Tendencja wynikająca z danych statystycznych, uświadamia skalę problemu. W krajach uprzemysłowionych częstość występowania chorób alergicznych wzrasta od ponad 50 lat, a ilość uczuleń na co najmniej jeden z powszechnie występujących alergenów, wśród dzieci w wieku szkolnym, sięga aktualnie 40-50%. O ile w przypadku osób zmagających się już z reakcjami alergicznymi możemy mówić jedynie o sposobach leczenia oraz obniżaniu intensywności objawów choroby, tak w wypadku niemowląt istnieje możliwość zastosowania konkretnych działań profilaktycznych.

DHA – sposób na alergie

Dzięki rozwojowi współczesnej medycyny coraz częściej zamiast zmagania się ze skutkami choroby, mamy rzeczywistą szansę jej zapobiegania. Ma to także zastosowanie w prewencji schorzeń na tle alergicznym. Zgodnie z wynikami badań przeprowadzonych i opublikowanych w Journal of Pediatrics w Stanach Zjednoczonych, wprowadzenie do diety niemowląt DHA z alg (Life’s DHA) już od pierwszych dni życia, pozwala zmniejszyć ryzyko wystąpienia u dziecka alergii o 72%, astmy – 68%, natomiast atopowego zapalenia skóry, aż o 75%*** – podaje Agnieszka Pawłowska-Wypych.

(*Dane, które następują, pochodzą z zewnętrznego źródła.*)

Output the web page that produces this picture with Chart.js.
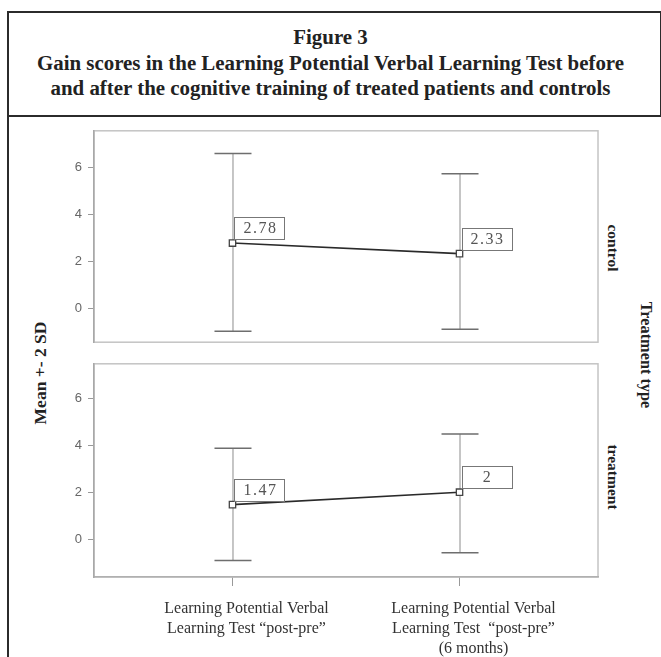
<!DOCTYPE html>
<html>
<head>
<meta charset="utf-8">
<script src="https://cdn.jsdelivr.net/npm/chart.js@4/dist/chart.umd.min.js"></script>
<style>
  html, body { margin: 0; padding: 0; background: #fff; }
  #page { position: relative; width: 661px; height: 657px; overflow: hidden; background: #fff;
          font-family: "Liberation Serif", "Times New Roman", serif; color: #222; }
  #titleBox { position: absolute; left: 7px; top: 11px; width: 651px; height: 102px;
              border: 2px solid #2b2b2b; box-sizing: content-box; }
  #titleText { position: absolute; left: 0; right: 8px; top: 12px; text-align: center;
               font-weight: bold; font-size: 20.9px; line-height: 25.5px; }
  #leftRule { position: absolute; left: 7px; top: 115px; width: 2px; height: 560px; background: #2b2b2b; }
  canvas { position: absolute; }
  .vlabel { position: absolute; white-space: nowrap; font-weight: bold; font-size: 15.5px; color: #222; }
</style>
</head>
<body>
<div id="page">
  <div id="titleBox">
    <div id="titleText">Figure 3<br>Gain scores in the Learning Potential Verbal Learning Test before<br>and after the cognitive training of treated patients and controls</div>
  </div>
  <div id="leftRule"></div>
  <div class="vlabel" style="left:40px;top:373px;transform:translate(-50%,-50%) rotate(-90deg);font-size:17.5px;">Mean +- 2 SD</div>
  <div class="vlabel" style="left:613px;top:248px;transform:translate(-50%,-50%) rotate(90deg);">control</div>
  <div class="vlabel" style="left:613px;top:477px;transform:translate(-50%,-50%) rotate(90deg);">treatment</div>
  <div class="vlabel" style="left:646px;top:355px;transform:translate(-50%,-50%) rotate(90deg);font-size:16.3px;">Treatment type</div>
  <canvas id="topPanel" width="560" height="239" style="left:50px;top:117px;width:560px;height:239px;"></canvas>
  <canvas id="bottomPanel" width="560" height="307" style="left:50px;top:350px;width:560px;height:307px;"></canvas>
</div>
<script>
// Measurement occasions (x categories), drawn as multi-line tick labels
const occasions = [
  ['Learning Potential Verbal', 'Learning Test “post-pre”'],
  ['Learning Potential Verbal', 'Learning Test  “post-pre”', '(6 months)']
];

// Y-axis tick labels shown in each panel
const yTickValues = [0, 2, 4, 6];

// Control group: mean gain score and mean ± 2 SD limits
const controlMean = [2.78, 2.33];
const controlLow  = [-0.98, -0.9];
const controlHigh = [6.6, 5.74];

// Treatment group: mean gain score and mean ± 2 SD limits
const treatmentMean = [1.47, 2];
const treatmentLow  = [-0.92, -0.58];
const treatmentHigh = [3.88, 4.48];

// Draws vertical whiskers with end caps for each point, from the y scale
const errorBarPlugin = {
  id: 'errorBars',
  beforeDatasetsDraw(chart, args, opts) {
    const { ctx } = chart;
    const xs = chart.scales.x, ys = chart.scales.y;
    ctx.save();
    opts.low.forEach((lo, i) => {
      const hi = opts.high[i];
      const x = xs.getPixelForValue(i);
      const yLo = ys.getPixelForValue(lo);
      const yHi = ys.getPixelForValue(hi);
      ctx.strokeStyle = '#8c8c8c';
      ctx.lineWidth = 1;
      ctx.beginPath();
      ctx.moveTo(x + 0.5, yHi);
      ctx.lineTo(x + 0.5, yLo);
      ctx.stroke();
      ctx.strokeStyle = '#6e6e6e';
      ctx.lineWidth = 1.5;
      ctx.beginPath();
      ctx.moveTo(x - 18, yHi); ctx.lineTo(x + 19, yHi);
      ctx.moveTo(x - 18, yLo); ctx.lineTo(x + 19, yLo);
      ctx.stroke();
    });
    ctx.restore();
  }
};

// Framed value labels placed just above-right of each mean
const valueBoxPlugin = {
  id: 'valueBoxes',
  afterDatasetsDraw(chart) {
    const { ctx } = chart;
    const meta = chart.getDatasetMeta(0);
    const data = chart.data.datasets[0].data;
    ctx.save();
    meta.data.forEach((pt, i) => {
      const w = 50, h = 22;
      const left = pt.x + 2, bottom = pt.y - 4;
      ctx.fillStyle = '#fff';
      ctx.fillRect(left, bottom - h, w, h);
      ctx.strokeStyle = '#777';
      ctx.lineWidth = 1;
      ctx.strokeRect(Math.round(left) + 0.5, Math.round(bottom - h) + 0.5, w, h);
      ctx.fillStyle = '#555';
      ctx.font = '16px "Liberation Serif", serif';
      ctx.letterSpacing = '1.5px';
      ctx.textAlign = 'center';
      ctx.textBaseline = 'middle';
      ctx.fillText(String(data[i].y), left + w / 2 + 1, bottom - h / 2 + 1);
    });
    ctx.restore();
  }
};

// Light frame around the plotting area
const framePlugin = {
  id: 'panelFrame',
  beforeDraw(chart) {
    const { ctx, chartArea: a } = chart;
    ctx.save();
    ctx.strokeStyle = '#c4c4c4';
    ctx.lineWidth = 1.5;
    ctx.strokeRect(a.left, a.top, a.right - a.left, a.bottom - a.top);
    ctx.restore();
  }
};

function makePanel(id, mean, low, high, yMin, yMax, showX, pad) {
  return new Chart(document.getElementById(id), {
    type: 'line',
    data: {
      datasets: [{
        data: mean.map((v, i) => ({ x: i, y: v })),
        borderColor: '#2a2a2a',
        borderWidth: 1.6,
        pointStyle: 'rect',
        pointRadius: 4.5,
        pointBorderWidth: 1.3,
        pointBorderColor: '#444',
        pointBackgroundColor: '#fff',
        tension: 0
      }]
    },
    options: {
      responsive: false,
      animation: false,
      layout: { padding: pad },
      plugins: {
        legend: { display: false },
        tooltip: { enabled: false },
        errorBars: { low, high }
      },
      scales: {
        x: {
          type: 'linear',
          min: -0.61,
          max: 1.61,
          display: showX,
          afterBuildTicks: (axis) => { axis.ticks = occasions.map((_, i) => ({ value: i })); },
          afterFit: (axis) => { if (showX) axis.height = 80; },
          grid: { drawOnChartArea: false, drawTicks: true, tickLength: 9, color: '#999', lineWidth: 1 },
          border: { display: true, color: '#b0b0b0', width: 1.5 },
          ticks: {
            autoSkip: false,
            maxRotation: 0,
            padding: 13,
            labelOffset: 14,
            color: '#333',
            font: { family: '"Liberation Serif", serif', size: 16, lineHeight: 1.25 },
            callback: (v) => occasions[v]
          }
        },
        y: {
          min: yMin,
          max: yMax,
          afterBuildTicks: (axis) => { axis.ticks = yTickValues.map(v => ({ value: v })); },
          afterFit: (axis) => { axis.width = 34; },
          grid: { drawOnChartArea: false, drawTicks: true, tickLength: 6, color: '#999', lineWidth: 1 },
          border: { display: true, color: '#a8a8a8', width: 1.5 },
          ticks: {
            padding: 6,
            color: '#666',
            font: { family: '"Liberation Sans", sans-serif', size: 13 },
            callback: (v) => String(v)
          }
        }
      }
    },
    plugins: [framePlugin, errorBarPlugin, valueBoxPlugin]
  });
}

makePanel('topPanel', controlMean, controlLow, controlHigh, -1.45, 7.57, false,
  { left: 10, top: 0, right: 12, bottom: 0 });
makePanel('bottomPanel', treatmentMean, treatmentLow, treatmentHigh, -1.62, 7.48, true,
  { left: 10, top: 0, right: 12, bottom: 0 });
</script>
</body>
</html>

Informacja ta jest szczególnie ważna dla przyszłych mam i kobiet karmiących. Poprzez odpowiednio zbilansowaną dietę oraz suplementację DHA (Life’s DHA) zarówno w czasie ciąży, jak i podczas karmienia piersią, mogą nie tylko znacznie poprawić parametry rozwoju dziecka w przyszłości, ale także zapobiec wielu powikłaniom związanym z infekcjami układu oddechowego – dodaje.

Edukacja na wagę zdrowia

Mimo, że reakcje uczuleniowe uznawane są za chorobę cywilizacyjną, dzięki odpowiedniej profilaktyce, a także edukacji społeczeństwa na temat powstawania alergenów, czynników je wywołujących oraz sposobów ich zapobiegania, możemy znacznie poprawić jakoś naszego życia. W przy­padku tak dużego ryzyka zachorowalności na aler­gię są to infor­ma­cje na wagę zdro­wia lub choroby. Jest to szczególnie ważne na drodze kształtowania zdrowego rozwoju przyszłych pokoleń, które dzięki świadomości rodziców, jak alergii skutecznie zapobiegać – będą mogły cieszyć się pełnią zdrowia, daleką od zaczerwienionych oczu, kataru siennego, astmy, czy problemów skórnych.